Task to carry out: Starting with the first line below, extract each line through the one that contains "59.5, 54.5, 50.5]", inclusive, excluding pictures.
════════
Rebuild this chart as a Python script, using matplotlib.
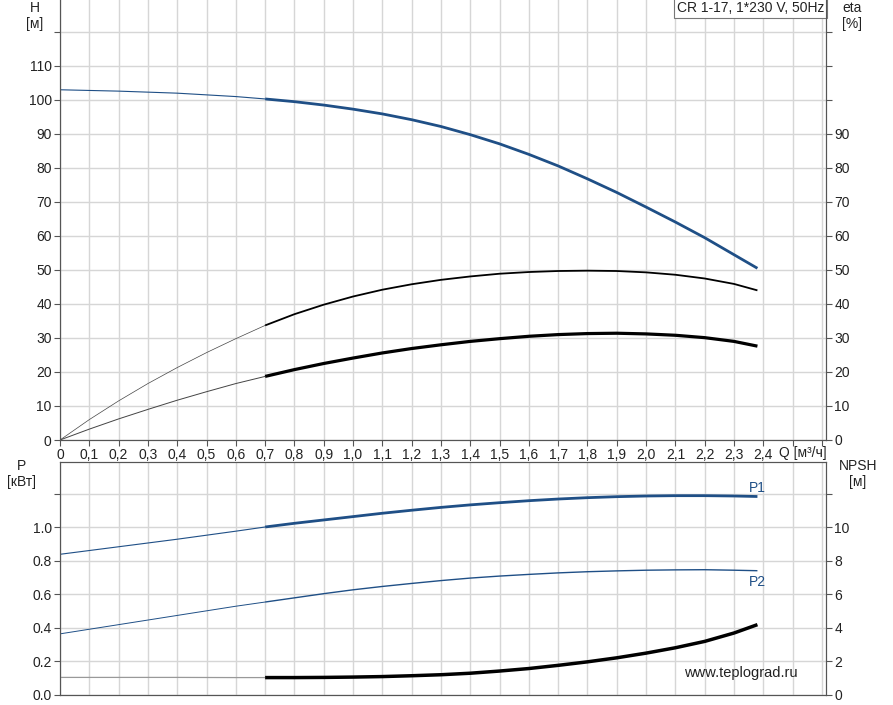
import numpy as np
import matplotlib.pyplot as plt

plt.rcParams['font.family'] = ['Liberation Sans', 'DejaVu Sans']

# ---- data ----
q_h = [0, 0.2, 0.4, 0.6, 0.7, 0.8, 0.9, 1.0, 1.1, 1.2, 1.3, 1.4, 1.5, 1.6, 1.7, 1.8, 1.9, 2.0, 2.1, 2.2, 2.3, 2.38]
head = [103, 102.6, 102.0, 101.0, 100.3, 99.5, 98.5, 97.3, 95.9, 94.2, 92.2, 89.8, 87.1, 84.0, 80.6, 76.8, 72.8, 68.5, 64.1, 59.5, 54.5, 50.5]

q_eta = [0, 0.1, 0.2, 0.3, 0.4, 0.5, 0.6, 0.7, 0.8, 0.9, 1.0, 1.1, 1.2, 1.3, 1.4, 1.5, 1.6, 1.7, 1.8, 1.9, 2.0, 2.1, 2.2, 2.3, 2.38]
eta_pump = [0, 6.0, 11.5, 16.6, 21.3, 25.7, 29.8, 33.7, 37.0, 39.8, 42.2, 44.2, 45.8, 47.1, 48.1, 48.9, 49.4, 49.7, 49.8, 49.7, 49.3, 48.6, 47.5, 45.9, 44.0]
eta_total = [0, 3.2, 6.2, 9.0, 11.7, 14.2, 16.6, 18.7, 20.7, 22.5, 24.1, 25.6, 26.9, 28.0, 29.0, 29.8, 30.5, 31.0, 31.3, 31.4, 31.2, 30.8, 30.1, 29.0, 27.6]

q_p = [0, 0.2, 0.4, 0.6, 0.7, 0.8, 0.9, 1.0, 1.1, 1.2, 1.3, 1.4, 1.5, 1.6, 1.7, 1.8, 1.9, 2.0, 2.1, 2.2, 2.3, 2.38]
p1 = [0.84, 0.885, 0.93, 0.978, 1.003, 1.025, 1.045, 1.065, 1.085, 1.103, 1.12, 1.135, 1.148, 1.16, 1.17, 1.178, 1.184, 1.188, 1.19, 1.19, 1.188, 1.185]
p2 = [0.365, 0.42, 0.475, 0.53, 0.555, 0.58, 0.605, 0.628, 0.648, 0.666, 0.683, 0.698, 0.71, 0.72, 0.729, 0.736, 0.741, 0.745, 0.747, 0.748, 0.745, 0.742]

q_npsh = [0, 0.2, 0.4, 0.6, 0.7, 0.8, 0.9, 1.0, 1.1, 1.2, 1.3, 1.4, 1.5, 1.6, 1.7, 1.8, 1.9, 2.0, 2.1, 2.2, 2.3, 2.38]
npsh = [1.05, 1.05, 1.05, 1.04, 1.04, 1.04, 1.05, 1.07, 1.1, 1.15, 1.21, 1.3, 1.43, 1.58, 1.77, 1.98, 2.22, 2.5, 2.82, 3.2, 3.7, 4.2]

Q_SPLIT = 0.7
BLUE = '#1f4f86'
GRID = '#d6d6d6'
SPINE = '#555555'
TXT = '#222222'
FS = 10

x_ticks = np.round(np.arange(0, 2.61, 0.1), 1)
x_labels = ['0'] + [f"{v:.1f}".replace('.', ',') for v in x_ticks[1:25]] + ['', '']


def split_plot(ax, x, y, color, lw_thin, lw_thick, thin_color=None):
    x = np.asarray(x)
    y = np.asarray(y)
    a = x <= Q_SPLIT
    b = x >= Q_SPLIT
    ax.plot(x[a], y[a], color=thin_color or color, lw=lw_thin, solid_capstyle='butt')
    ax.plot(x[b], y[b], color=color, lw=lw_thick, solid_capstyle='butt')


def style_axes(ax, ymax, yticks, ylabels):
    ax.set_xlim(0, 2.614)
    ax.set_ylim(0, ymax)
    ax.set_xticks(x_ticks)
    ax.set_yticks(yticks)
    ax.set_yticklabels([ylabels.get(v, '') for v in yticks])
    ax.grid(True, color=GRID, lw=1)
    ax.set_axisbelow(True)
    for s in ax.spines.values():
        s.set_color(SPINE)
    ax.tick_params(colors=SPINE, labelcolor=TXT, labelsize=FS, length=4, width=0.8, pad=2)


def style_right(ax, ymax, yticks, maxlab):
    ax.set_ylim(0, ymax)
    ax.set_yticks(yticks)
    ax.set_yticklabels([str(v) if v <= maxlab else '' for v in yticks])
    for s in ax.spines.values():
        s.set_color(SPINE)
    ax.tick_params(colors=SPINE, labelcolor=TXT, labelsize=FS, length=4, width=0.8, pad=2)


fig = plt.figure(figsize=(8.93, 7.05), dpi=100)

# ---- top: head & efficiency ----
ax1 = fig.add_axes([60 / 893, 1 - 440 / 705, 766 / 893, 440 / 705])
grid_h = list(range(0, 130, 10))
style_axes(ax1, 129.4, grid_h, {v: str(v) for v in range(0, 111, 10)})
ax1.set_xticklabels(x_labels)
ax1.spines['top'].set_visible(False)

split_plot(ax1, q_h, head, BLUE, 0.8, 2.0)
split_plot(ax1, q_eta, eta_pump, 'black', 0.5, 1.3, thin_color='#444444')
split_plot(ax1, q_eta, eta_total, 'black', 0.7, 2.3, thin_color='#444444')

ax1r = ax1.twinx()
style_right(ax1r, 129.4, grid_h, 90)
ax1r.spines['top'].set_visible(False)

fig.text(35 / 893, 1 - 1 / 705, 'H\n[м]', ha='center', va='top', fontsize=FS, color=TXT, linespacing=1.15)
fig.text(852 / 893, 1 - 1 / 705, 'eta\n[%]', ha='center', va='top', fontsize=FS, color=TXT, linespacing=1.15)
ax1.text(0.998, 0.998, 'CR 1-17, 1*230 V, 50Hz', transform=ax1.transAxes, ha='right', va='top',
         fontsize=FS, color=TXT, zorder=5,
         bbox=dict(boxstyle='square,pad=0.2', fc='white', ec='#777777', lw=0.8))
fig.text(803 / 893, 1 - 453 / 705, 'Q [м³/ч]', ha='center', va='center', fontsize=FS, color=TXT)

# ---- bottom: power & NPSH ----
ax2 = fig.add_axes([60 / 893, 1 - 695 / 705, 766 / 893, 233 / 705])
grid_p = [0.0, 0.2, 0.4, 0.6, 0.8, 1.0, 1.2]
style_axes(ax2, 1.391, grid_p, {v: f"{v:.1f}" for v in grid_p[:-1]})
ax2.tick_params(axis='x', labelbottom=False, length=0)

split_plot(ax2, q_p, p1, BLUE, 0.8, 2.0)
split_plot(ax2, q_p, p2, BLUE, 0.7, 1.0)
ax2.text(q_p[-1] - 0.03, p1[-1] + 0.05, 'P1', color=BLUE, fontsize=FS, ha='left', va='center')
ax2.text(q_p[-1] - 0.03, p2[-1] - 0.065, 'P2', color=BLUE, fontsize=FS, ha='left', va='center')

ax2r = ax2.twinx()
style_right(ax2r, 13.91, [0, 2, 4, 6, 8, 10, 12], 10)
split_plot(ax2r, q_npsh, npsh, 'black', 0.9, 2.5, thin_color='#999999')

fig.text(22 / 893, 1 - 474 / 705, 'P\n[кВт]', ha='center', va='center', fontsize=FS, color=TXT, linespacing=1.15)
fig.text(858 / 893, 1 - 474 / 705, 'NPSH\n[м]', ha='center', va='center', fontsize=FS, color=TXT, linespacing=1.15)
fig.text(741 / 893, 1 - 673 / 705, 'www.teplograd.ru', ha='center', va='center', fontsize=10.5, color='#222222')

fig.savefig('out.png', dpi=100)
════════
Task result:
Rebuild this chart as a Python script, using matplotlib.
import numpy as np
import matplotlib.pyplot as plt

plt.rcParams['font.family'] = ['Liberation Sans', 'DejaVu Sans']

# ---- data ----
q_h = [0, 0.2, 0.4, 0.6, 0.7, 0.8, 0.9, 1.0, 1.1, 1.2, 1.3, 1.4, 1.5, 1.6, 1.7, 1.8, 1.9, 2.0, 2.1, 2.2, 2.3, 2.38]
head = [103, 102.6, 102.0, 101.0, 100.3, 99.5, 98.5, 97.3, 95.9, 94.2, 92.2, 89.8, 87.1, 84.0, 80.6, 76.8, 72.8, 68.5, 64.1, 59.5, 54.5, 50.5]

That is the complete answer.